There were also lots of these tree-resembling ferns in Costa Rica. I love how the unfurling fiddle heads look like the tentacles of a giant sea monster.


I took this picture in the botanical garden as well, but there's also one of these trees right outside my Res.

 Another area of the garden contains commercially important plants including some that are similar to the more wild ancestors of domesticated plants and others that would potentially be more productive in South African environments than the western crops they grow. This is a pineapple.

I saw these flowers yesterday when I hiked to the base of Howick falls.

I saw these blue ones on the first day I arrived on campus.

These yellow ones were at a place called World's view where you could see the path the voortrekkers took over the mountains to settle in what's now Pietermaritzburg.

These tree things with tops that look like cacti are all over the place.

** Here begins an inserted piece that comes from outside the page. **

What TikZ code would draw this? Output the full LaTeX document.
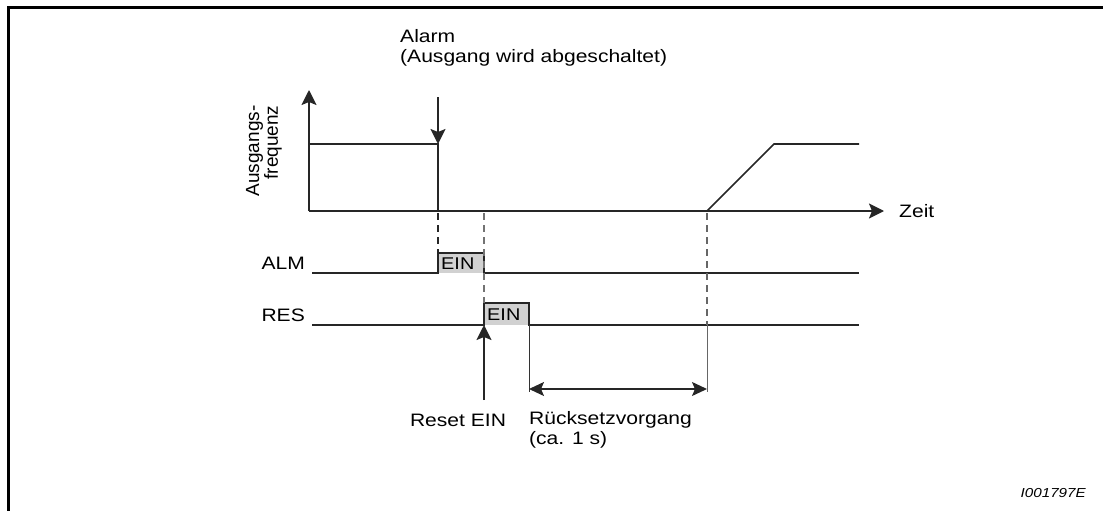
\documentclass[tikz,border=0pt]{standalone}
\usepackage{fontspec}
\setmainfont{Liberation Sans}[FakeStretch=1.17]
\newfontfamily\plainsans{Liberation Sans}
\usetikzlibrary{arrows.meta}
\tikzset{
  axis/.style={line width=2pt, draw=black!85},
  sig/.style={line width=1.6pt, draw=black!85},
  bigarrow/.style={-{Stealth[length=15pt,width=15pt,inset=3pt]}},
  dashline/.style={line width=1.4pt, dash pattern=on 7pt off 5pt},
  thin/.style={line width=1pt, draw=black!60},
  lbl/.style={font=\fontsize{18}{20}\selectfont, inner sep=0pt},
  einbox/.style={fill=black!18},
  ein/.style={font=\fontsize{17}{18}\selectfont, inner sep=0pt, anchor=west},
}
\begin{document}
\begin{tikzpicture}[x=1pt,y=-1pt]
\useasboundingbox (0,0) rectangle (1103,511);
\draw[line width=2.2pt] (8.5,511) -- (8.5,7.5) -- (1103,7.5);
% axes
\coordinate (o) at (309,211);
\coordinate (ytop) at (309,90);
\coordinate (xend) at (884,211);
\draw[axis,bigarrow] (o) -- (ytop);
\draw[axis,bigarrow] (o) -- (xend);
\node[lbl, anchor=west] (zeit) at (899,211) {Zeit};
\node[font=\plainsans\fontsize{19}{16}\selectfont, inner sep=0pt, rotate=90, align=right, anchor=center] (af) at (264,151) {Ausgangs-\\frequenz};
% frequency curve
\coordinate (f1) at (309,144);
\coordinate (f2) at (438,144);
\coordinate (f3) at (438,211);
\draw[sig] (f1) -- (f2) -- (f3);
\coordinate (r0) at (707,211);
\coordinate (r1) at (774,144);
\coordinate (r2) at (859,144);
\draw[sig] (r0) -- (r1) -- (r2);
% alarm arrow
\node[lbl, anchor=north west, align=left] (alarm) at (400,29) {Alarm\\(Ausgang wird abgeschaltet)};
\coordinate (aa) at (438,97);
\draw[sig,bigarrow] (aa) -- (f2);
% ALM signal
\fill[einbox] (438,253) rectangle (484,273);
\draw[sig] (312,273) -- (438,273) -- (438,253) -- (484,253) -- (484,273) -- (859,273);
\node[ein] (ein1) at (441,263.5) {EIN};
\node[lbl, anchor=east] (alm) at (305,263) {ALM};
% RES signal
\fill[einbox] (484,303) rectangle (529,325);
\draw[sig] (312,325) -- (484,325) -- (484,303) -- (529,303) -- (529,325) -- (859,325);
\node[ein] (ein2) at (487,314.5) {EIN};
\node[lbl, anchor=east] (res) at (305,315) {RES};
% dashed lines
\draw[dashline, draw=black!85] (438,213) -- (438,253);
\draw[dashline, draw=black!55] (484,213) -- (484,303);
\draw[dashline, draw=black!60] (707,213) -- (707,325);
\draw[thin] (707,325) -- (707,392);
\draw[thin, draw=black!80] (529,325) -- (529,392);
% dimension
\draw[sig, {Stealth[length=15pt,width=14pt,inset=3pt]}-{Stealth[length=15pt,width=14pt,inset=3pt]}] (529,389) -- (707,389);
% reset arrow
\draw[sig, bigarrow] (484,400) -- (484,325);
\node[lbl] (reset) at (458,420) {Reset EIN};
\node[lbl, anchor=north west, align=left] (rv) at (529,411) {R\"ucksetzvorgang\\(ca. 1 s)};
\node[font=\fontsize{13}{15}\selectfont\itshape, inner sep=0pt, anchor=east] (id) at (1086,493) {I001797E};
\end{tikzpicture}
\end{document}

I took this picture in a park I pass when going to campus from downtown.

Palm trees are also very common, and I particularly pass these orange fruits on the ground when I walk from the main campus to the agriculture campus.

 I always search for plants that I recognize from home, so I was very excited to see this oak tree in that park.

I think morning glories are beautiful, even though they're also weeds here.

There are even a few dandelions here.

This flower reminded me of the flowers that grow from bulbs and home, and that I don't get any spring this year. Everyone please appreciate the crocuses and tulips and especially the daffodils a little bit extra this year on my behalf.

I'll finish with my favorite South African flower which is on the 50 cent coins here. The plants are in the genus strelitzia, commonly called crane flowers or bird of paradise.